Just to clarify, the new cards had been formatted on my home computer, I formatted them again once in the camera, and none of the cards had the slide tab on the card in the lock position.  I also have brand new energizer lithium batteries installed.

I brought the camera home and the same thing is happening even after a hard reset of the camera.  This is also trying a few different brand cards (SanDisk and MaxFlash which is what I received with the camera when I bought from Trailcampro).  I had zero pictures on the card, so it's hard to know what went wrong.

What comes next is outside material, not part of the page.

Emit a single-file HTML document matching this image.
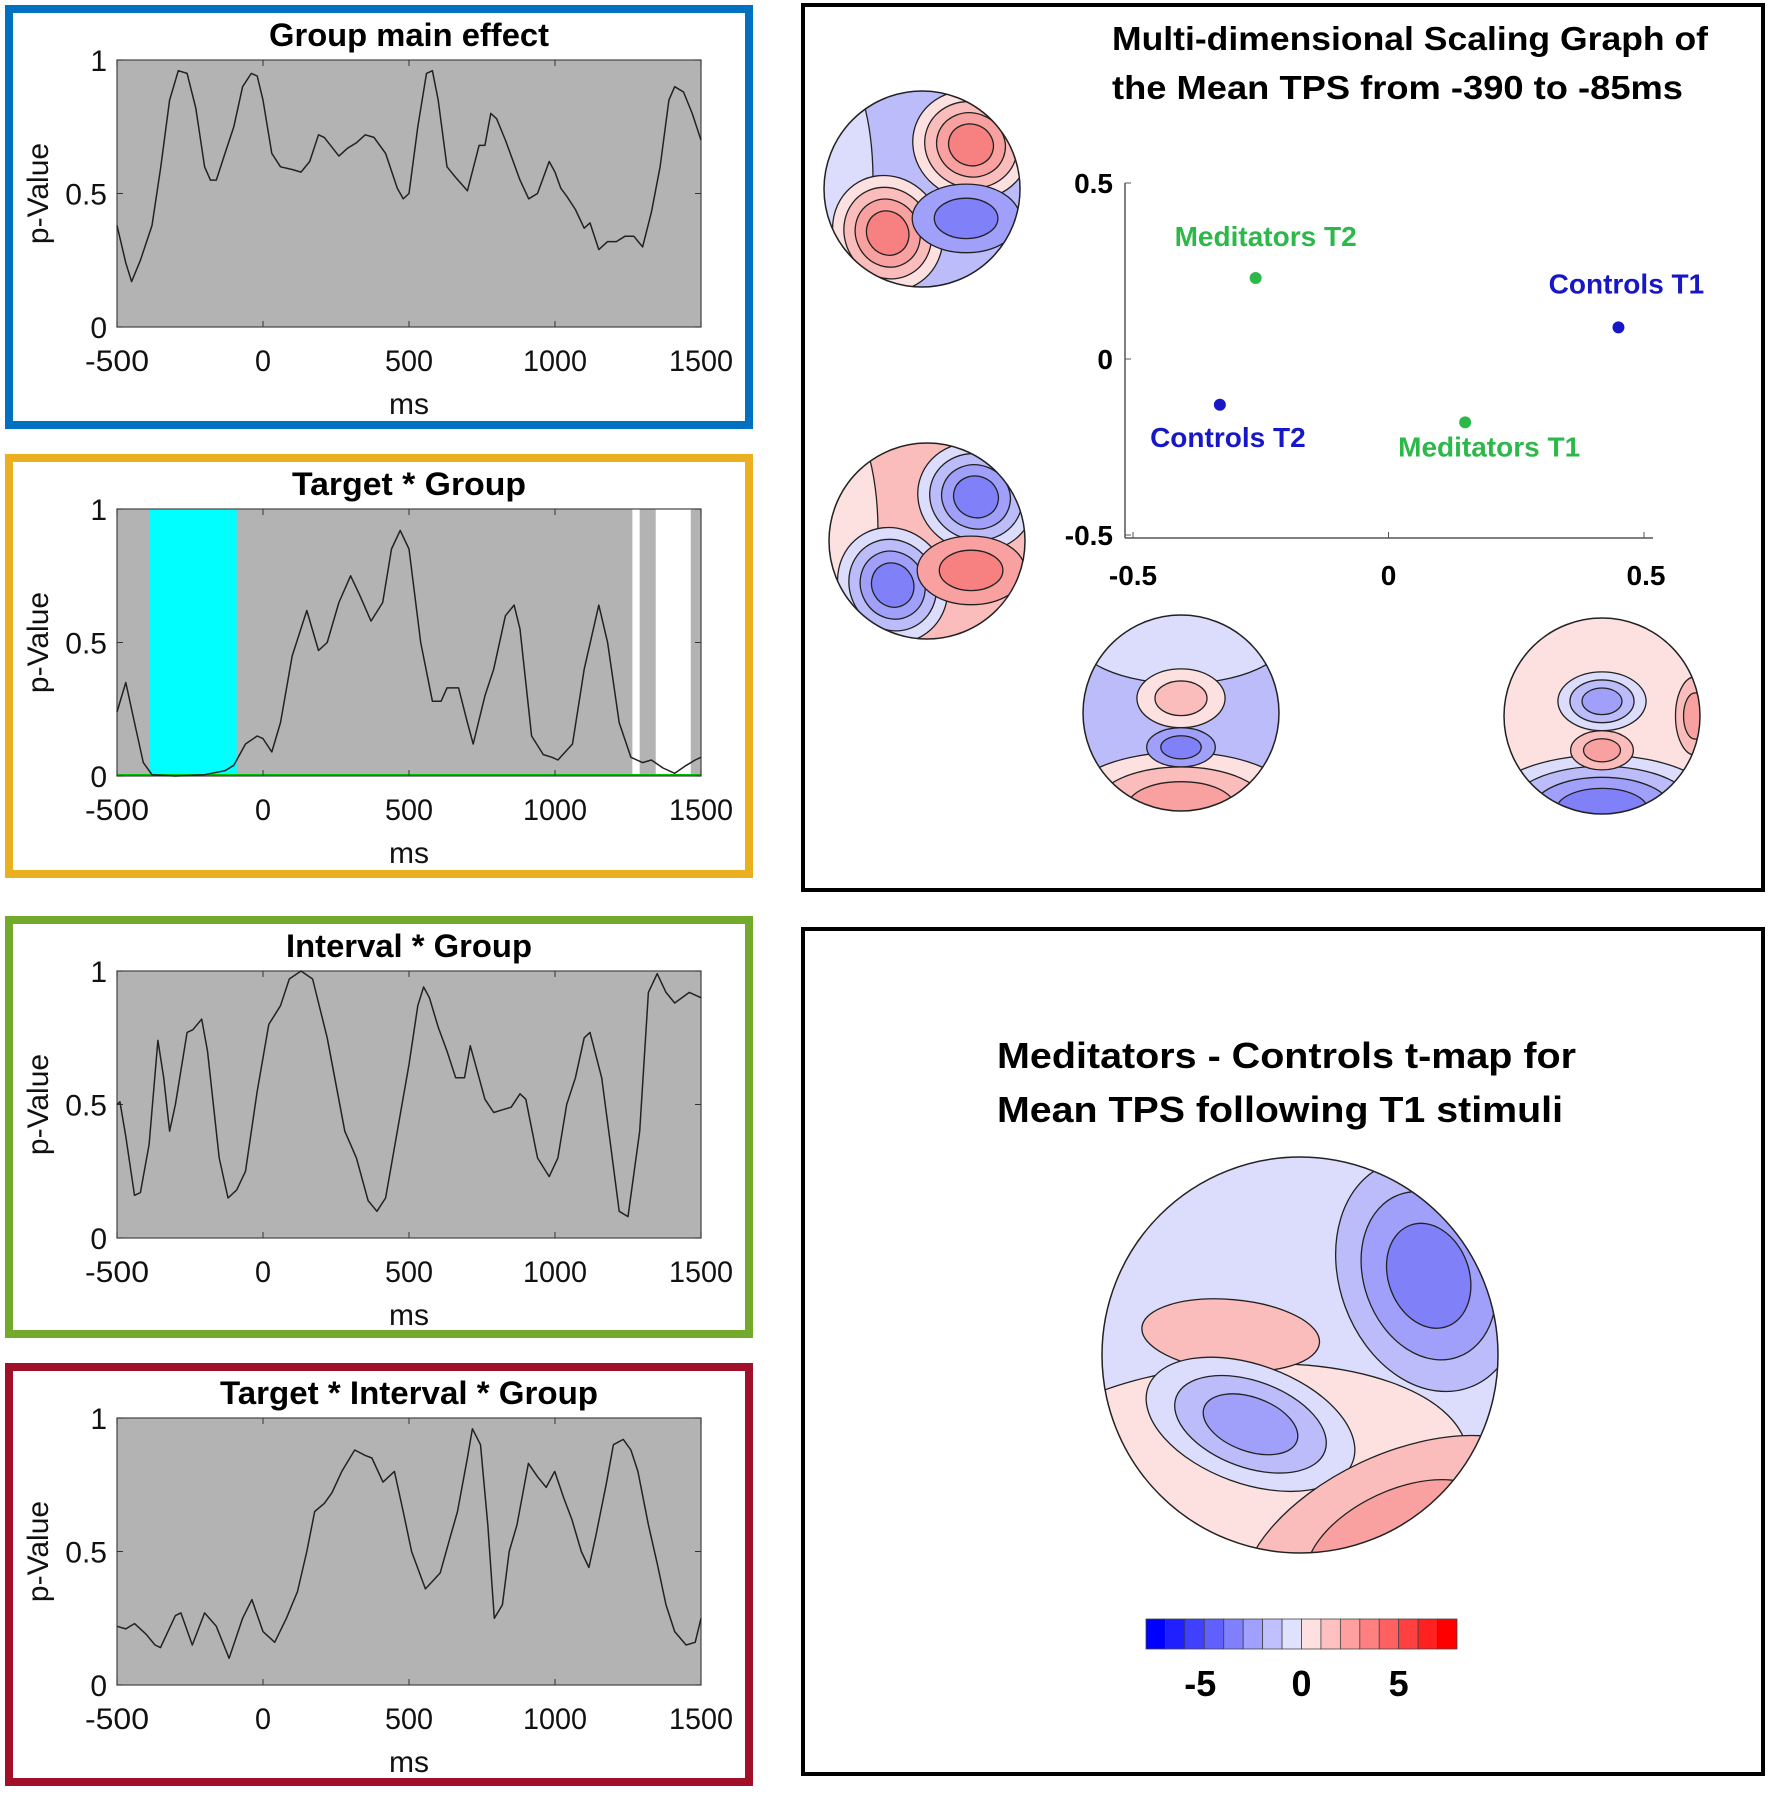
<!DOCTYPE html>
<html><head><meta charset="utf-8">
<style>
html,body{margin:0;padding:0;background:#fff;}
body{width:1770px;height:1796px;position:relative;overflow:hidden;font-family:"Liberation Sans",Arial,sans-serif;}
svg{position:absolute;left:0;top:0;}
</style></head>
<body>
<svg id="fig" width="1770" height="1796" viewBox="0 0 1770 1796" xmlns="http://www.w3.org/2000/svg">
<defs></defs>
<g id="left"></g>
<g id="right"></g>
</svg>
<script>
const NS="http://www.w3.org/2000/svg";
// ---- p-value time series data (ms, p) ----
const g1T=[-500,-470,-450,-420,-380,-350,-320,-290,-260,-230,-200,-180,-160,-130,-100,-70,-40,-20,0,30,60,100,130,160,190,210,260,290,320,350,380,420,460,480,500,530,560,580,600,630,660,700,740,760,780,800,830,880,910,940,980,1000,1020,1040,1070,1100,1120,1150,1180,1210,1240,1270,1300,1330,1360,1390,1410,1440,1470,1500];
const g1P=[0.38,0.24,0.17,0.25,0.38,0.6,0.85,0.96,0.95,0.82,0.6,0.55,0.55,0.65,0.75,0.9,0.95,0.94,0.85,0.65,0.6,0.59,0.58,0.62,0.72,0.71,0.64,0.67,0.69,0.72,0.71,0.65,0.52,0.48,0.5,0.75,0.95,0.96,0.85,0.6,0.56,0.51,0.68,0.68,0.8,0.78,0.7,0.55,0.48,0.5,0.62,0.58,0.52,0.49,0.44,0.37,0.39,0.29,0.32,0.32,0.34,0.34,0.3,0.43,0.6,0.85,0.9,0.88,0.8,0.7];
const g2T=[-500,-470,-440,-410,-380,-300,-200,-130,-100,-60,-20,0,30,60,100,150,190,220,260,300,330,370,410,440,470,500,540,580,610,630,670,700,720,760,790,830,860,880,920,960,990,1010,1060,1100,1150,1180,1220,1260,1300,1330,1370,1410,1450,1480,1500];
const g2P=[0.24,0.35,0.2,0.05,0.005,0,0.005,0.02,0.04,0.12,0.15,0.14,0.09,0.2,0.45,0.62,0.47,0.5,0.65,0.75,0.68,0.58,0.65,0.85,0.92,0.85,0.5,0.28,0.28,0.33,0.33,0.2,0.12,0.3,0.4,0.6,0.64,0.55,0.15,0.08,0.07,0.06,0.12,0.4,0.64,0.5,0.2,0.07,0.05,0.06,0.03,0.01,0.04,0.06,0.07];
const g3T=[-500,-490,-470,-440,-420,-390,-360,-340,-320,-300,-260,-240,-210,-190,-150,-120,-90,-60,-20,20,60,90,130,170,220,280,320,360,390,420,460,500,530,550,570,600,630,660,690,710,740,760,790,820,850,880,900,940,980,1010,1040,1070,1100,1120,1160,1190,1220,1250,1290,1320,1350,1380,1410,1460,1500];
const g3P=[0.5,0.51,0.38,0.16,0.17,0.35,0.74,0.6,0.4,0.5,0.77,0.78,0.82,0.7,0.3,0.15,0.18,0.25,0.55,0.8,0.87,0.97,1.0,0.97,0.75,0.4,0.3,0.14,0.1,0.15,0.4,0.65,0.87,0.94,0.9,0.79,0.7,0.6,0.6,0.72,0.6,0.52,0.47,0.48,0.49,0.54,0.52,0.3,0.23,0.3,0.5,0.6,0.75,0.77,0.6,0.35,0.1,0.08,0.4,0.92,0.99,0.92,0.88,0.92,0.9];
const g4T=[-500,-470,-440,-400,-370,-351,-300,-281,-242,-200,-160,-116,-70,-38,0,40,80,118,150,177,210,236,270,314,350,373,411,450,480,509,556,590,607,640,666,700,717,745,770,792,820,843,870,909,940,970,999,1030,1058,1090,1116,1140,1175,1200,1234,1260,1284,1320,1351,1380,1410,1449,1480,1500];
const g4P=[0.22,0.21,0.23,0.19,0.15,0.14,0.26,0.27,0.15,0.27,0.22,0.1,0.25,0.32,0.2,0.16,0.25,0.35,0.5,0.65,0.68,0.72,0.8,0.88,0.86,0.85,0.76,0.8,0.65,0.5,0.36,0.4,0.42,0.55,0.65,0.85,0.96,0.9,0.6,0.25,0.3,0.5,0.6,0.83,0.78,0.74,0.8,0.7,0.62,0.5,0.44,0.56,0.75,0.9,0.92,0.88,0.8,0.6,0.45,0.3,0.2,0.15,0.16,0.25];
const xTicks=[-500,0,500,1000,1500];
const yTicks=[0,0.5,1];
const yTickLabels=["0","0.5","1"];
const sigBands=[[-390,-90]];
const whiteBands=[[1265,1290],[1345,1465]];
// MDS data
const mdsNames=["Meditators T2","Controls T1","Controls T2","Meditators T1"];
const mdsX=[-0.26,0.45,-0.33,0.15];
const mdsY=[0.23,0.09,-0.13,-0.18];
const mdsTicks=[-0.5,0,0.5];
const mdsTickLabels=["-0.5","0","0.5"];
const cbarValues=[-8,-7,-6,-5,-4,-3,-2,-1,1,2,3,4,5,6,7,8];
const cbarTicks=[-5,0,5];

function el(tag,attrs,parent){const e=document.createElementNS(NS,tag);for(const k in attrs)e.setAttribute(k,attrs[k]);if(parent)parent.appendChild(e);return e;}
function txt(s,attrs,parent){const e=el('text',attrs,parent);e.textContent=s;return e;}

const left=document.getElementById('left');
const panels=[
 {name:'group-main-effect',title:'Group main effect',tl:280,color:'#0070c0',fy:9,fh:416,T:g1T,P:g1P},
 {name:'target-group',title:'Target * Group',tl:234,color:'#eab020',fy:458,fh:416,T:g2T,P:g2P,sig:true},
 {name:'interval-group',title:'Interval * Group',tl:246,color:'#73aa2c',fy:920,fh:414,T:g3T,P:g3P},
 {name:'target-interval-group',title:'Target * Interval * Group',tl:378,color:'#a01029',fy:1367,fh:415,T:g4T,P:g4P}
];
panels.forEach(p=>{
  const g=el('g',{},left);
  
  
  const fr=el('rect',{x:9,y:p.fy,width:740,height:p.fh,fill:'none',stroke:p.color,'stroke-width':8},g);
  
  
  const px0=117,px1=701,py0=p.fy+51,py1=p.fy+318;
  const X=v=>px0+(v+500)/2000*(px1-px0);
  const Y=v=>py1-v*(py1-py0);
  const bg=el('rect',{x:px0,y:py0,width:px1-px0,height:py1-py0,fill:'#b3b3b3'},g);
  
  
  if(p.sig){
    sigBands.forEach(b=>{const r=el('rect',{x:X(b[0]),y:py0,width:X(b[1])-X(b[0]),height:py1-py0,fill:'#00ffff'},g);
      
      });
    whiteBands.forEach(b=>{const r=el('rect',{x:X(b[0]),y:py0,width:X(b[1])-X(b[0]),height:py1-py0,fill:'#ffffff'},g);
      
      });
    el('line',{x1:px0,x2:px1,y1:py1-1,y2:py1-1,stroke:'#00c000','stroke-width':2},g);
  }
  el('rect',{x:px0,y:py0,width:px1-px0,height:py1-py0,fill:'none',stroke:'#444','stroke-width':1.2},g);
  xTicks.forEach(t=>{el('line',{x1:X(t),x2:X(t),y1:py1,y2:py1-6,stroke:'#333'},g);el('line',{x1:X(t),x2:X(t),y1:py0,y2:py0+6,stroke:'#333'},g);
    const l=txt(String(t),{x:X(t),y:py1+44,'font-size':30,'text-anchor':'middle',fill:'#111','textLength':(String(t).length*16),'lengthAdjust':'spacingAndGlyphs'},g);
    
    });
  yTicks.forEach((t,i)=>{el('line',{x1:px0,x2:px0+6,y1:Y(t),y2:Y(t),stroke:'#333'},g);el('line',{x1:px1,x2:px1-6,y1:Y(t),y2:Y(t),stroke:'#333'},g);
    const l=txt(yTickLabels[i],{x:px0-10,y:Y(t)+11,'font-size':30,'text-anchor':'end',fill:'#111'},g);
    
    });
  let d='';p.T.forEach((t,i)=>{d+=(i?'L':'M')+X(t).toFixed(1)+','+Y(p.P[i]).toFixed(1);});
  const ln=el('path',{d:d,fill:'none',stroke:'#222','stroke-width':1.5,'stroke-linejoin':'round'},g);
  
  
  const tt=txt(p.title,{x:409,y:p.fy+37,'font-size':32,'font-weight':'bold','text-anchor':'middle',fill:'#000','textLength':p.tl,'lengthAdjust':'spacingAndGlyphs'},g);
  
  
  const xl=txt('ms',{x:409,y:py1+87,'font-size':30,'text-anchor':'middle',fill:'#111'},g);
  
  
  const yl=txt('p-Value',{x:0,y:0,'font-size':30,'text-anchor':'middle',fill:'#111',transform:`translate(48,${(py0+py1)/2}) rotate(-90)`},g);
  
  
});

// ---- right side ----
const right=document.getElementById('right');
const f1=el('rect',{x:803,y:5,width:960,height:885,fill:'none',stroke:'#000','stroke-width':4},right);


const f2=el('rect',{x:803,y:929,width:960,height:845,fill:'none',stroke:'#000','stroke-width':4},right);


[['Multi-dimensional Scaling Graph of',50,596],['the Mean TPS from -390 to -85ms',99,571]].forEach(a=>{
  const t=txt(a[0],{x:1112,y:a[1],'font-size':33,'font-weight':'bold',fill:'#000','textLength':a[2],'lengthAdjust':'spacingAndGlyphs'},right);
  
  });
[['Meditators - Controls t-map for',1068,579],['Mean TPS following  T1 stimuli',1122,566]].forEach(a=>{
  const t=txt(a[0],{x:997,y:a[1],'font-size':36,'font-weight':'bold',fill:'#000','xml:space':'preserve','textLength':a[2],'lengthAdjust':'spacingAndGlyphs'},right);
  
  });

// MDS axes
const mX=v=>1388.5+v*511, mY=v=>359+v*(-352);
const ax=el('g',{},right);


el('line',{x1:1125,x2:1125,y1:mY(0.5),y2:538,stroke:'#555','stroke-width':1.5},ax);
el('line',{x1:1125,x2:1653,y1:538,y2:538,stroke:'#555','stroke-width':1.5},ax);
mdsTicks.forEach((t,i)=>{
  el('line',{x1:1125,x2:1131,y1:mY(t),y2:mY(t),stroke:'#555'},ax);
  el('line',{x1:mX(t),x2:mX(t),y1:538,y2:532,stroke:'#555'},ax);
  const a=txt(mdsTickLabels[i],{x:1113,y:mY(t)+10,'font-size':28,'font-weight':'bold','text-anchor':'end'},ax);
  
  
  const b=txt(mdsTickLabels[i],{x:mX(t)-(i==0?0:i==2?-2:0),y:585,'font-size':28,'font-weight':'bold','text-anchor':'middle'},ax);
  
  
});
const labOff=[[10,-32],[8,-34],[8,42],[24,34]];
mdsNames.forEach((n,i)=>{
  const col=n.startsWith('Med')?'#2db84a':'#1717c8';
  const c=el('circle',{cx:mX(mdsX[i]),cy:mY(mdsY[i]),r:6,fill:col},right);
  
  
  const t=txt(n,{x:mX(mdsX[i])+labOff[i][0],y:mY(mdsY[i])+labOff[i][1],'font-size':28,'font-weight':'bold','text-anchor':'middle',fill:col},right);
  
  
});

// topomaps
const C={b1:'#dcdcfc',b2:'#bcbcfa',b3:'#a0a0fb',b4:'#8080f9',b5:'#6060f6',r1:'#fde0e0',r2:'#fbbcbc',r3:'#f9a0a0',r4:'#f78080',r5:'#f46060'};
let clipId=0;
function topo(cx,cy,r,base,blobs,name){
  const g=el('g',{},right);
  
  
  const id='clip'+(clipId++);
  const cp=el('clipPath',{id:id},document.querySelector('defs'));
  el('circle',{cx:cx,cy:cy,r:r},cp);
  const inner=el('g',{'clip-path':`url(#${id})`},g);
  el('circle',{cx:cx,cy:cy,r:r,fill:base},inner);
  blobs.forEach(b=>{
    const [bx,by,rx,ry,rot,cols]=b;
    cols.forEach((col,k)=>{
      const s=1-k/cols.length*0.82;
      el('ellipse',{cx:cx+bx*r,cy:cy+by*r,rx:rx*r*s,ry:ry*r*s,transform:`rotate(${rot} ${cx+bx*r} ${cy+by*r})`,fill:col,stroke:'#222','stroke-width':1.3},inner);
    });
  });
  el('circle',{cx:cx,cy:cy,r:r,fill:'none',stroke:'#222','stroke-width':1.5},g);
}
topo(922,189,98,C.b2,[[-0.9,-0.1,0.4,1.2,0,[C.b1]],[-0.35,0.45,0.55,0.6,-30,[C.r1,C.r2,C.r3,C.r4]],[0.5,-0.45,0.6,0.55,20,[C.r1,C.r2,C.r3,C.r4]],[0.45,0.3,0.55,0.35,0,[C.b3,C.b4]]],'topomap-top-left');
topo(927,541,98,C.r2,[[-0.9,-0.1,0.4,1.2,0,[C.r1]],[-0.35,0.45,0.55,0.6,-30,[C.b1,C.b2,C.b3,C.b4]],[0.5,-0.45,0.6,0.55,20,[C.b1,C.b2,C.b3,C.b4]],[0.45,0.3,0.55,0.35,0,[C.r3,C.r4]]],'topomap-middle-left');
topo(1181,713,98,C.b2,[[0,-0.8,1.1,0.5,0,[C.b1]],[0,-0.15,0.45,0.3,0,[C.r1,C.r2]],[0,0.95,1.2,0.55,0,[C.r1,C.r2,C.r3]],[0,0.35,0.35,0.2,0,[C.b3,C.b4]]],'topomap-bottom-left');
topo(1602,716,98,C.r1,[[0,-0.15,0.45,0.3,0,[C.b1,C.b2,C.b3]],[0.95,0,0.2,0.4,0,[C.r2,C.r3]],[0,0.95,1.2,0.55,0,[C.b1,C.b2,C.b3,C.b4]],[0,0.35,0.32,0.2,0,[C.r2,C.r3]]],'topomap-bottom-right');
topo(1300,1355,198,C.b1,[[-0.35,0.6,1.2,0.55,-5,[C.r1]],[-0.35,-0.1,0.45,0.18,5,[C.r2]],[-0.25,0.35,0.55,0.3,20,[C.b1,C.b2,C.b3]],[0.65,-0.4,0.45,0.6,-20,[C.b2,C.b3,C.b4]],[0.5,0.95,0.85,0.45,-25,[C.r2,C.r3]]],'tmap-topomap');

// colorbar
const cbCols=['#0000ff','#2020ff','#4040ff','#6060ff','#8080ff','#a0a0ff','#c0c0ff','#e0e0ff','#ffe0e0','#ffc0c0','#ffa0a0','#ff8080','#ff6060','#ff4040','#ff2020','#ff0000'];
const cbX=v=>1146+(v+8)/16*311;
const cb=el('g',{},right);


cbarValues.forEach((v,i)=>{el('rect',{x:1146+i*311/16,y:1619,width:311/16,height:30,fill:cbCols[i],stroke:'#444','stroke-width':0.8},cb);});
cbarTicks.forEach(t=>{const l=txt(String(t),{x:cbX(t)+(t<0?-4:0),y:1696,'font-size':36,'font-weight':'bold','text-anchor':'middle'},cb);
  
  });
</script>
</body></html>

Any thoughts?  I'm going to call Trailcampro this week and see if they can troubleshoot.  At least I know I have a two year warranty but I'm still curious what's going on.


----------



## Gadestroyer74 (Aug 24, 2014)

Never had that issue I would let trail cam pro handle it and not worry with it


----------



## Arrow3 (Aug 24, 2014)

Haven't had any problems with mine yet.


----------



## tonyrittenhouse (Aug 24, 2014)

*browning*

I checked my browning strike force yesterday it had been out 2 weeks. Usually I have about 3000 pic's in 2 weeks. This time when I opened it it said card lock. I thought maybe I had slide the lock on the card by accident when I put it in the cam. I checked and it was not locked. I put the card back in and it showed 623 pic's. The pic's were alright but it had only worked about 7 days. I put another card in and formatted it in the cam it seemed to take o.k. I don't know what happened If you find out please let me know.


----------



## cgrover1 (Aug 25, 2014)

I had the exact same issue.  I sent mine back to trailcampro.  They didn't have a remedy for over the phone and sent me a brand new one.  Send your card back with it, and they'll send you a new card, too.


----------



## white1500gmc (Aug 25, 2014)

I also had the same issue with 2 out of 4 cams after a year of use.


----------



## TurkeyDreamer (Aug 26, 2014)

Just as cgrover stated above, when I called trailcampro they did not have a reason that the unit would be doing this.  They are going to send me a new unit with a new card, so I'll see how it goes and let y'all know if there are any more issues with the new one.

On a positive note, the guy on the phone told me they had sold over 2000 of these models in August and only had one that he knows of returned (he wasn't certain if it was the same reason as mine).  Perhaps it was cgrover?


----------